There have been a lot of times in my life where I feel like the third wheel.

While I don’t like believing people want to put me in that situation, it happens, and sometimes more often than I care to admit. I always leave wondering why I let myself into those situations, why didn’t I leave sooner? Typically the answer is, “They don’t really mean it; they’re my friends. They wouldn’t knowingly do that do me…. right?”

Unfortunately, I’ve been on the other side too. I’ve been in places where I make inside jokes around people who don’t know them, and then avoid giving an explanation. Usually it’s because I’m tired, or the story behind the joke is too long to explain, or I just don’t feel like it. I hate myself for it every single time.

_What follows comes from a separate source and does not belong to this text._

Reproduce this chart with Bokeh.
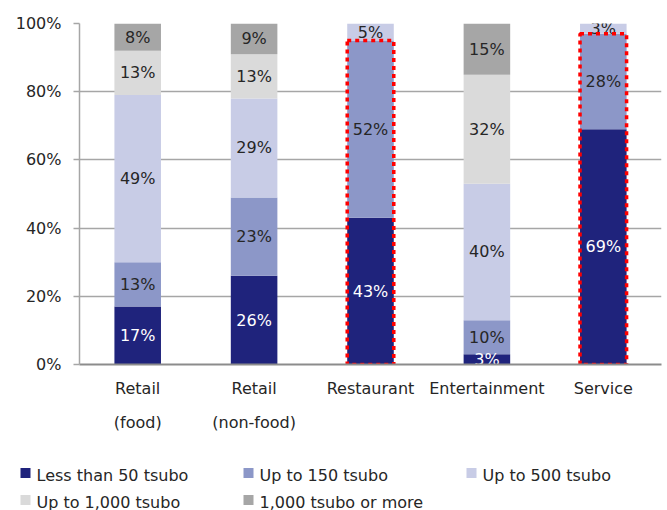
from bokeh.plotting import figure
from bokeh.layouts import column
from bokeh.models import (ColumnDataSource, Range1d, LinearAxis,
                          NumeralTickFormatter, FixedTicker)
from bokeh.core.properties import value
from bokeh.embed import file_html
from bokeh.resources import INLINE

categories = ["Retail (food)", "Retail (non-food)", "Restaurant", "Entertainment", "Service"]
tick_line1 = ["Retail", "Retail", "Restaurant", "Entertainment", "Service"]
tick_line2 = ["(food)", "(non-food)", "", "", ""]

series_names = ["Less than 50 tsubo", "Up to 150 tsubo", "Up to 500 tsubo",
                "Up to 1,000 tsubo", "1,000 tsubo or more"]
less_50 = [17, 26, 43, 3, 69]
upto_150 = [13, 23, 52, 10, 28]
upto_500 = [49, 29, 5, 40, 3]
upto_1000 = [13, 13, 0, 32, 0]
over_1000 = [8, 9, 0, 15, 0]
series_values = [less_50, upto_150, upto_500, upto_1000, over_1000]

highlighted = ["Restaurant", "Service"]

colors = ["#1F237C", "#8C97C8", "#C8CCE6", "#DADADA", "#A6A6A6"]
text_colors = ["#FFFFFF", "#262626", "#262626", "#262626", "#262626"]
FONT = "DejaVu Sans"

W = 665
MAIN_H = 446
LEG_H = 64

xpos = [i + 0.5 for i in range(len(categories))]

data = {"x": xpos}
keys = []
for i, vals in enumerate(series_values):
    k = f"s{i}"
    keys.append(k)
    data[k] = [v / 100 for v in vals]
source = ColumnDataSource(data)

p = figure(width=W, height=MAIN_H, x_range=Range1d(0, len(categories)), y_range=Range1d(0, 1),
           output_backend="svg", toolbar_location=None, x_axis_location=None,
           min_border_left=79, min_border_right=4, min_border_top=23, min_border_bottom=82,
           frame_align=False)
p.outline_line_color = None
p.background_fill_color = "white"

renderers = p.vbar_stack(keys, x="x", width=0.4, color=colors, line_color=None, source=source)

# segment labels
lx, ly, lt, lc = [], [], [], []
for ci in range(len(categories)):
    base = 0.0
    for si, vals in enumerate(series_values):
        v = vals[ci]
        if v > 0:
            lx.append(xpos[ci])
            ly.append((base + v / 2) / 100)
            lt.append(f"{v}%")
            lc.append(text_colors[si])
        base += v
p.text(x=lx, y=ly, text=lt, text_color=lc, text_align="center", text_baseline="middle",
       text_font=value(FONT), text_font_size="16px")

# red dotted highlight boxes around first two segments
hx, hy, hh = [], [], []
for cat in highlighted:
    ci = categories.index(cat)
    top = (less_50[ci] + upto_150[ci]) / 100
    hx.append(xpos[ci]); hy.append(top / 2); hh.append(top)
p.rect(x=hx, y=hy, width=0.4, height=hh, fill_color=None, line_color="#FF0000",
       line_width=3.5, line_dash="4 4")

# grid
p.xgrid.grid_line_color = None
p.ygrid.grid_line_color = "#A6A6A6"
p.ygrid.grid_line_width = 1.5
p.ygrid.ticker = FixedTicker(ticks=[0.2, 0.4, 0.6, 0.8, 1.0])

# y axis
ya = p.yaxis[0]
ya.ticker = FixedTicker(ticks=[0, 0.2, 0.4, 0.6, 0.8, 1.0])
ya.formatter = NumeralTickFormatter(format="0%")
ya.axis_line_color = "#A6A6A6"
ya.axis_line_width = 1.5
ya.major_tick_line_color = "#A6A6A6"
ya.major_tick_line_width = 1.5
ya.major_tick_out = 6
ya.major_tick_in = 0
ya.minor_tick_line_color = None
ya.major_label_standoff = 12
ya.major_label_text_font = FONT
ya.major_label_text_font_size = "16px"
ya.major_label_text_color = "#262626"

# x axes (two lines of labels)
def make_xaxis(labels, standoff, line_color):
    ax = LinearAxis(ticker=FixedTicker(ticks=xpos),
                    major_label_overrides={x: t for x, t in zip(xpos, labels)})
    ax.axis_line_color = line_color
    ax.axis_line_width = 2
    ax.major_tick_line_color = None
    ax.minor_tick_line_color = None
    ax.major_tick_out = 0
    ax.major_tick_in = 0
    ax.major_label_standoff = standoff
    ax.major_label_text_font = FONT
    ax.major_label_text_font_size = "16px"
    ax.major_label_text_color = "#262626"
    return ax

p.add_layout(make_xaxis(tick_line1, 14, "#8C8C8C"), "below")
p.add_layout(make_xaxis(tick_line2, 12, None), "below")

# legend as its own small figure (pixel-like coordinates, y downward)
lg = figure(width=W, height=LEG_H, x_range=Range1d(0, W), y_range=Range1d(LEG_H, 0),
            output_backend="svg", toolbar_location=None, frame_align=False,
            min_border=0, x_axis_location=None, y_axis_location=None)
lg.outline_line_color = None
lg.xgrid.grid_line_color = None
lg.ygrid.grid_line_color = None

col_left = [20, 243, 466]
row_base = [29, 56]
mx, my, tx, ty = [], [], [], []
for i in range(len(series_names)):
    r, c = divmod(i, 3)
    mx.append(col_left[c] + 5)
    my.append(row_base[r] - 2.5)
    tx.append(col_left[c] + 16)
    ty.append(row_base[r])
lg.rect(x=mx, y=my, width=10, height=10, fill_color=colors, line_color=None)
lg.text(x=tx, y=ty, text=series_names, text_color="#262626", text_align="left",
        text_baseline="alphabetic", text_font=value(FONT), text_font_size="16px")

layout = column(p, lg, spacing=0)
open("out.html", "w").write(file_html(layout, INLINE))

That’s why I always make the effort to include the people around me, and make sure they know they are welcome in the group. Cliques bother me, there’s something not natural about them. They’re like a slap in the face; you think you’re welcome and then through people’s mannerisms you realize you’re not. It doesn’t make sense, but it’s something we do anyways. I even don’t like the term “best friend” because it sounds so exclusive, like no one else can be there for me ever in my entire life, so don’t even try. To me, the term “best friend” can be substituted for “closest friend,” because it’s a more honest representation.

I have two rules for myself: 1) If I don’t want to explain an inside joke, I don’t say it. 2) If I’m with a group of friends, and a close friend is there too, I will not focus only on my closest friend and shut the others out. I will include them in the conversation no matter what.

Those rules sound like no brainers, but sometimes I forget them. Sometimes I’m not in the mood to obey, which is wrong and I’m sorry for breaking them. However, I always remember the feeling of being on the outside, of wanting to be included and get to know the people I’m with and never given the chance to be a friend. That makes me want to make a friend and let them know someone is interested in their life, even if it’s for one conversation.

In my own life, I am beginning to realize that I do not have to be a third wheel. I do not have to put myself into situations where I feel left out and alone. I am important. I don’t have to live in “Third-Wheel Land” anymore. Yes, it will be hard but I know it is worth it.

So to the people who think they’re a third wheel, find me and tell me. I will be your friend.